The real drama was in semiconductors. AMD absolutely crushed earnings - beat estimates on both revenue and per-share numbers, showed like 40% growth year-over-year. But then the stock tanked 17% anyway because apparently the market had priced in even more. That's the AI hype cycle for you. Meanwhile Amgen had a solid quarter and popped 8% on the news, so at least one stock market winner that day.
What caught my eye was the sector rotation pattern. Tech and comms took it on the chin down 2.2% and 1.6%, but energy and materials rallied hard, up 3.2% and 2.1%. You could see investors rotating out of the expensive stuff into cheaper sectors. The VIX ticked up to 18.64, suggesting some nervousness underneath all this.

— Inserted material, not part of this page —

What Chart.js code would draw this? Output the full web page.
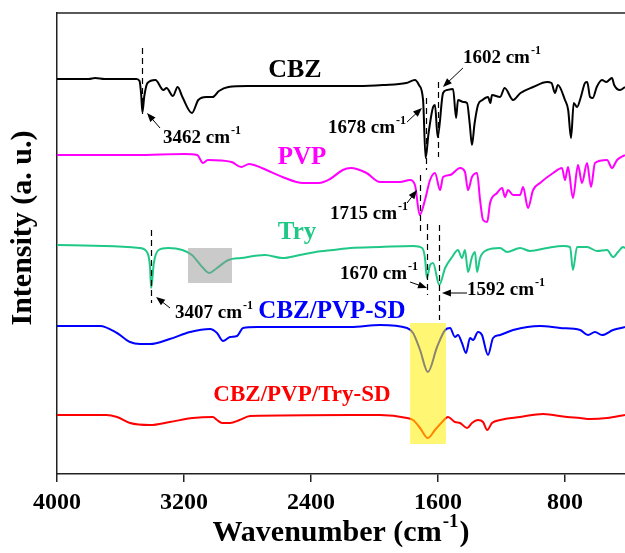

On the economic side, job growth was softer than expected - private payrolls only added 22k in January versus the 45k consensus. Wage growth stayed elevated at 4.5% year-over-year though. Service sector PMI came in slightly below expectations at 53.8%, still showing expansion but nothing spectacular.
The stock market was definitely in a mood that day - almost 25 billion shares traded, higher than the 20-day average. You had the Nasdaq hitting 218 new highs but also 318 new lows, which tells you how much dispersion there was under the surface. Days like this remind me why diversification matters in a stock market that keeps throwing curveballs.